17 February 2008

Praotes

I've been doing a study on the Greek word praotes. It means "gentleness." Gentleness is definitely an area God has been working on in my life. So I was a little scared to go too deep with at first. I was thinking it was going to be the same thing as praying for patience - we all know better than to do that : ) So, what I've started to lean is that this little 6 letter word is not so simple. Just listen to this definition: " Primarily it doesn't denote outward expression of feeling, but an inward grace of the soul, calmness toward God in particular. It is the acceptance of God's dealings with us considering them as good in that they enhance the closeness of our relationship with Him."

And then if that's not mind blowing enough, the definition goes on to say: "Praotes encompasses expressing wrath toward the sin of man as demonstrated by the Lord Jesus. . .This meekness does not blame God for the persecutions and evil doings of man. It is not the result of weakness. . .but the activity of the blessedness that exists in one's heart from being actively angry at evil. . .That virtue that stands between two extremes, uncontrollable and unjustified anger, and not becoming angry at all no matter what takes place around you."

So, basically it means stop fighting God.
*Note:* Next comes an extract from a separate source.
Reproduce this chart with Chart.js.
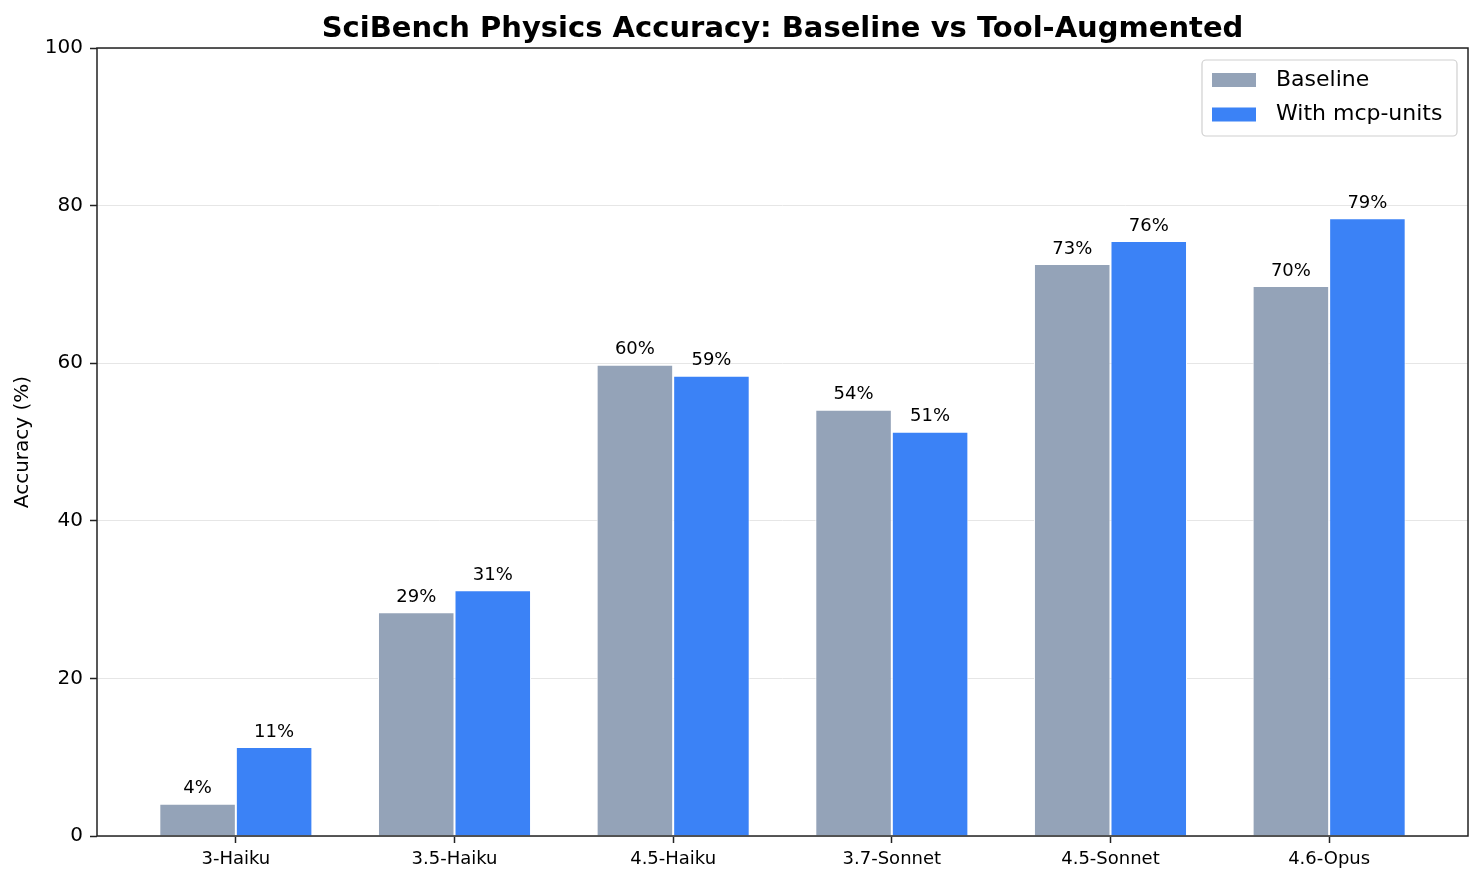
<!DOCTYPE html>
<html>
<head>
<meta charset="utf-8">
<script src="https://cdn.jsdelivr.net/npm/chart.js@4/dist/chart.umd.min.js"></script>
<style>
  html, body { margin: 0; padding: 0; background: #fff; }
  #wrap { width: 1483px; height: 885px; }
</style>
</head>
<body>
<div id="wrap"><canvas id="chart" width="1483" height="885"></canvas></div>
<script>
// values
const models = ['3-Haiku', '3.5-Haiku', '4.5-Haiku', '3.7-Sonnet', '4.5-Sonnet', '4.6-Opus'];
const baseline = [4.1, 28.4, 59.8, 54.1, 72.6, 69.8];
const withTool = [11.3, 31.2, 58.4, 51.3, 75.5, 78.4];
const baselineLabels = ['4%', '29%', '60%', '54%', '73%', '70%'];
const withToolLabels = ['11%', '31%', '59%', '51%', '76%', '79%'];
const yTicks = [0, 20, 40, 60, 80, 100];
const chartTitle = 'SciBench Physics Accuracy: Baseline vs Tool-Augmented';

const FONT = "'DejaVu Sans', sans-serif";
const GRAY = '#94A3B8';
const BLUE = '#3B82F6';

// value labels over every bar
const barLabels = {
    id: 'barLabels',
    afterDatasetsDraw(chart) {
        const ctx = chart.ctx;
        const texts = [baselineLabels, withToolLabels];
        ctx.save();
        ctx.font = '18px ' + FONT;
        ctx.fillStyle = '#000';
        ctx.textAlign = 'center';
        ctx.textBaseline = 'bottom';
        chart.data.datasets.forEach((ds, i) => {
            chart.getDatasetMeta(i).data.forEach((bar, j) => {
                ctx.fillText(texts[i][j], bar.x, bar.y - 6);
            });
        });
        ctx.restore();
    }
};

// title centred over the plot, full box around it, legend in the top right corner
const frameAndLegend = {
    id: 'frameAndLegend',
    afterDraw(chart) {
        const ctx = chart.ctx;
        const a = chart.chartArea;
        ctx.save();

        ctx.font = 'bold 29px ' + FONT;
        ctx.fillStyle = '#000';
        ctx.textAlign = 'center';
        ctx.textBaseline = 'alphabetic';
        ctx.fillText(chartTitle, (a.left + a.right) / 2, 37);

        ctx.strokeStyle = '#222';
        ctx.lineWidth = 1.5;
        ctx.strokeRect(a.left, a.top, a.right - a.left, a.bottom - a.top);

        // legend box
        const w = 255, h = 76;
        const x = a.right - 11 - w, y = a.top + 12;
        ctx.beginPath();
        ctx.roundRect(x, y, w, h, 4);
        ctx.fillStyle = 'rgba(255,255,255,0.8)';
        ctx.fill();
        ctx.strokeStyle = '#d0d0d0';
        ctx.lineWidth = 1.2;
        ctx.stroke();

        ctx.font = '22px ' + FONT;
        ctx.textAlign = 'left';
        ctx.textBaseline = 'middle';
        chart.data.datasets.forEach((ds, i) => {
            const cy = y + 20 + i * 34.5;
            ctx.fillStyle = ds.backgroundColor;
            ctx.fillRect(x + 10, cy - 7, 44, 14);
            ctx.fillStyle = '#000';
            ctx.fillText(ds.label, x + 74, cy);
        });
        ctx.restore();
    }
};

new Chart(document.getElementById('chart'), {
    type: 'bar',
    data: {
        datasets: [
            {
                label: 'Baseline',
                data: baseline.map((v, i) => ({ x: i, y: v })),
                backgroundColor: GRAY,
                borderColor: '#fff',
                borderWidth: 1,
            },
            {
                label: 'With mcp-units',
                data: withTool.map((v, i) => ({ x: i, y: v })),
                backgroundColor: BLUE,
                borderColor: '#fff',
                borderWidth: 1,
            }
        ]
    },
    options: {
        responsive: false,
        animation: false,
        categoryPercentage: 0.7,
        barPercentage: 1.0,
        layout: { padding: { left: 0, right: 15, top: 48, bottom: 0 } },
        scales: {
            x: {
                type: 'linear',
                min: -0.635,
                max: 5.635,
                offset: false,
                afterBuildTicks: (scale) => {
                    scale.ticks = models.map((m, i) => ({ value: i }));
                },
                afterFit: (scale) => { scale.height = 49; },
                ticks: {
                    callback: (v) => models[v],
                    color: '#000',
                    font: { family: FONT, size: 18 },
                    padding: 6,
                    maxRotation: 0,
                    autoSkip: false,
                },
                grid: {
                    offset: false,
                    drawOnChartArea: false,
                    drawTicks: true,
                    tickLength: 7,
                    tickColor: '#222',
                    tickWidth: 1.5,
                },
                border: { display: false },
            },
            y: {
                min: 0,
                max: 100,
                afterBuildTicks: (scale) => {
                    scale.ticks = yTicks.map(v => ({ value: v }));
                },
                afterFit: (scale) => { scale.width = 97; },
                ticks: {
                    color: '#000',
                    font: { family: FONT, size: 20 },
                    padding: 7,
                },
                grid: {
                    color: '#e6e6e6',
                    lineWidth: 1,
                    tickLength: 7,
                    tickColor: '#222',
                    tickWidth: 1.5,
                },
                border: { display: false },
                title: {
                    display: true,
                    text: 'Accuracy (%)',
                    color: '#000',
                    font: { family: FONT, size: 20 },
                    padding: { top: 11, bottom: 0 },
                },
            }
        },
        plugins: {
            legend: { display: false },
            tooltip: { enabled: false },
            title: { display: false }
        }
    },
    plugins: [barLabels, frameAndLegend]
});
</script>
</body>
</html>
And how do I stop fighting God. Well, submit (Jeremiah 26:14, Acts 14:22, John 16:33) even when I know in advance it will cause suffering , humble myself (Titus 3:1-2, Phillppians 2:3) not only before Him but others as well , have a teachable spirit (James 1:21, Psalms 119: 71-72) to whatever He wants to teach me and then teach others (2 Timothy 2:24 - 26). "It's just impossible," I thought. But I can't just give up on it. To think of not having gentleness. . .well that's just plain ugly. So, after some serious one on one time with the Lord I decided I had no other choice but to seek after gentleness and boy has my life been filled with opportunities to practice it!!. .. so it IS like praying for patience : )
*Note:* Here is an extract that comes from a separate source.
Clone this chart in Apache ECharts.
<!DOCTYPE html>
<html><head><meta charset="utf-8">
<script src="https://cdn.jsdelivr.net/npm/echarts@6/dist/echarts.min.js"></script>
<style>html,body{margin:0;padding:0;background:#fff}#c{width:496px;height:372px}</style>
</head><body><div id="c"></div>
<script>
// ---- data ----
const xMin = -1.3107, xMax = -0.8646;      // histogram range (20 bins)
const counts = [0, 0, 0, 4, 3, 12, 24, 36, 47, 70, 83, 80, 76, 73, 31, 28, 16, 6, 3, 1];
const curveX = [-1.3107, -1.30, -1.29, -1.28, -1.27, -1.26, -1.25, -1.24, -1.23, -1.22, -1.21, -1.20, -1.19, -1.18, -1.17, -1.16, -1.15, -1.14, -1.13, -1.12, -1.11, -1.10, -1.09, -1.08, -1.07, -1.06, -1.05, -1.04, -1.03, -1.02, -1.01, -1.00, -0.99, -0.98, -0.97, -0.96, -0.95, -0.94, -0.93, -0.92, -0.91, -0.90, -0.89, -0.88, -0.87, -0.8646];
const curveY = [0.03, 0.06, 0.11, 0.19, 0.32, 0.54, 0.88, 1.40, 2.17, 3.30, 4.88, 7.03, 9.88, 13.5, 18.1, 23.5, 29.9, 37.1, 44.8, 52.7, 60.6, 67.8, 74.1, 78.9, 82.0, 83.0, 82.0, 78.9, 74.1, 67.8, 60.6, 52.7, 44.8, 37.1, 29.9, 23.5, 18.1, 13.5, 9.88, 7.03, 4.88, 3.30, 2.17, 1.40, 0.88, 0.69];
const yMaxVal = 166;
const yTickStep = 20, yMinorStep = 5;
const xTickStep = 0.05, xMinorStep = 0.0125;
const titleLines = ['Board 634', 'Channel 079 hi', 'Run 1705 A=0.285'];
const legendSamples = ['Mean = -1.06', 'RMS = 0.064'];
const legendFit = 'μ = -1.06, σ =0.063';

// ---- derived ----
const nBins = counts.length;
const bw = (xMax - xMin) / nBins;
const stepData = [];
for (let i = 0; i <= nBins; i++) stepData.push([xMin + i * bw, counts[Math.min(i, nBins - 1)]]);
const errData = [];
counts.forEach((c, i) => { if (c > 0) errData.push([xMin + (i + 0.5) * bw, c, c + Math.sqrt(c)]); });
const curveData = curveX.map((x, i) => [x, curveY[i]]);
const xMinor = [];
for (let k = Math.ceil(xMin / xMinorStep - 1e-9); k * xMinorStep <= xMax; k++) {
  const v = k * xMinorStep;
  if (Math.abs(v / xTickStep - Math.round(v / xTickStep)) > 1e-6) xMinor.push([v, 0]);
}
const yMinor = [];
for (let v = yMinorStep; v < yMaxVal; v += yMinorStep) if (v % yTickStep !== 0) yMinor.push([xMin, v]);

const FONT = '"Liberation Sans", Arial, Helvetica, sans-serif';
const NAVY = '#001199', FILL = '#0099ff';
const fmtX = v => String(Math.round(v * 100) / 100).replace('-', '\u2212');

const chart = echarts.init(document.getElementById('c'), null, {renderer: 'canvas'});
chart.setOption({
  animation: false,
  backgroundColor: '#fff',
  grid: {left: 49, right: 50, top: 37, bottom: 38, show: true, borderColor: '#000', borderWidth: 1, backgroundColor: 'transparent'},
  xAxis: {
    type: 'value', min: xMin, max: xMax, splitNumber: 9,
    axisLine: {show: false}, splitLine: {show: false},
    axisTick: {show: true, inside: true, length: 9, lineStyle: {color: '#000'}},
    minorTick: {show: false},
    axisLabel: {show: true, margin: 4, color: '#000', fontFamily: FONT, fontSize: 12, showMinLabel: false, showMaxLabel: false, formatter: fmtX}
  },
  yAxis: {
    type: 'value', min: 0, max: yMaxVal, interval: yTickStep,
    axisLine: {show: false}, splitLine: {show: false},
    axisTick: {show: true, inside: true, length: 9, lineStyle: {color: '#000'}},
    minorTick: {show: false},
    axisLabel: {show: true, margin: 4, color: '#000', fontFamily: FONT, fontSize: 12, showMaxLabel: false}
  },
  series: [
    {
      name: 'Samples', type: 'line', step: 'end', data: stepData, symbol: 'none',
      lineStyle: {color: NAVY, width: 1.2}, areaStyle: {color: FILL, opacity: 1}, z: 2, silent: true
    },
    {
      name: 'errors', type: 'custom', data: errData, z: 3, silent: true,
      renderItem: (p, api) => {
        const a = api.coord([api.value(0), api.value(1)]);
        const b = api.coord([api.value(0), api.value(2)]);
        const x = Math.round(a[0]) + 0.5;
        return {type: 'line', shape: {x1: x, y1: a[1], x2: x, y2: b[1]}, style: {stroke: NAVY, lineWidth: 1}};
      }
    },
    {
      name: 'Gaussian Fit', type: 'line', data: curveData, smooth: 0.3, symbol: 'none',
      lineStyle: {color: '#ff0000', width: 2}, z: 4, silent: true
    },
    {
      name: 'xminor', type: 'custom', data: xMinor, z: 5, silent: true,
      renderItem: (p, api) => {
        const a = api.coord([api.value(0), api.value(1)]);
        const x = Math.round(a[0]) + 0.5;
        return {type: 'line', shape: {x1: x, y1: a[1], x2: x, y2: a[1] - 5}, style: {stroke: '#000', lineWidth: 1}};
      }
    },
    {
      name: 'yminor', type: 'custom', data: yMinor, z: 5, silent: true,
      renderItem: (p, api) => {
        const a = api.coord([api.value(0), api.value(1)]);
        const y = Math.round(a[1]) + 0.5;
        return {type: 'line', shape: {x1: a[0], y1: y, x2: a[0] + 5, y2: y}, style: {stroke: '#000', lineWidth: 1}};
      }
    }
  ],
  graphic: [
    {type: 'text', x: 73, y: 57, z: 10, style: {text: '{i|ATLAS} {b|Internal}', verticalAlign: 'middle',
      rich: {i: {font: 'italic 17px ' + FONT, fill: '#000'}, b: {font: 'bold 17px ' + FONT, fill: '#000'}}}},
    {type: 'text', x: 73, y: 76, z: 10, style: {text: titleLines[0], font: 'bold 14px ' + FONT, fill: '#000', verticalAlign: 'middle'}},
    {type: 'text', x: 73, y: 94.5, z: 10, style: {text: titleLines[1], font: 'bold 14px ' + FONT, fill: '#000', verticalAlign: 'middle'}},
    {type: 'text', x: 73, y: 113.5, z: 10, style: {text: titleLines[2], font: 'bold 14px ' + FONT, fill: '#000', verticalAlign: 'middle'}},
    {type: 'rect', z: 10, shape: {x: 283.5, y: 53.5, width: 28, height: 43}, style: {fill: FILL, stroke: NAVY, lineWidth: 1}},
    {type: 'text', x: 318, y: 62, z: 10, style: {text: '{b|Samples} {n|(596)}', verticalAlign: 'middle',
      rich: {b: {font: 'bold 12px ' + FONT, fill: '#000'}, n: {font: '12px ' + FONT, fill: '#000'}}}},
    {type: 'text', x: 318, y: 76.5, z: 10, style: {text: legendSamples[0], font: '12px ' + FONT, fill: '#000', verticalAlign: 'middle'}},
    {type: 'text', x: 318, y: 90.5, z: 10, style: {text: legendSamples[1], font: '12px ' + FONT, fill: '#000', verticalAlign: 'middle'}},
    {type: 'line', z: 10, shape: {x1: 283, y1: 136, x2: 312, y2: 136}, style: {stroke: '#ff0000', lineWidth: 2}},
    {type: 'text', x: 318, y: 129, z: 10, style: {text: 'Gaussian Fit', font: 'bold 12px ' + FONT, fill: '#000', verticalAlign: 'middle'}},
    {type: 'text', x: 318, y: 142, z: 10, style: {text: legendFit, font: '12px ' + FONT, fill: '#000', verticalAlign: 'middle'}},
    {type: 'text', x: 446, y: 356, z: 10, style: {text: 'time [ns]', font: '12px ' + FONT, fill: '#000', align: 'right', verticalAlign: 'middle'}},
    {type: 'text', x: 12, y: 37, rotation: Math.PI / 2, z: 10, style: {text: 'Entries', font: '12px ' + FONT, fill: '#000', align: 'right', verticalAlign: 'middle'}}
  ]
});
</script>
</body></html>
I've been on this one word all month so to say it all would take a looong time and I know that only my mom would want to read all that : ) I want to be like Jesus, I want to be a gentle giant, the calmness in the storm.

Cut in half

Our team (of foreigners) was cut in half today as Brooks and Brenda headed to the airport. They'll be in the states for about 8 months and until then we have big shoes to fill. Brooks and Brenda have been trying their hardest to help Blake and I get a clue as to what is going on and we are hoping that all their hours spent with us will not have been in vain. This afternoon has been extremely calm. . .kind of like the calm before the storm : )

Everyone gathered for breakfast this morning the say good-bye and send them on their way. Here we all are:
IMG_4394_3

AND we couldn't be more thankful that our supervisor is back from the states. She arrived 2 weeks ago and has hit the ground running. Not to mention she's got these two new folks who are still wet behind the ears to deal with. She has been very patient and has only had to hit Blake once so far. Pray for unity as we join forces.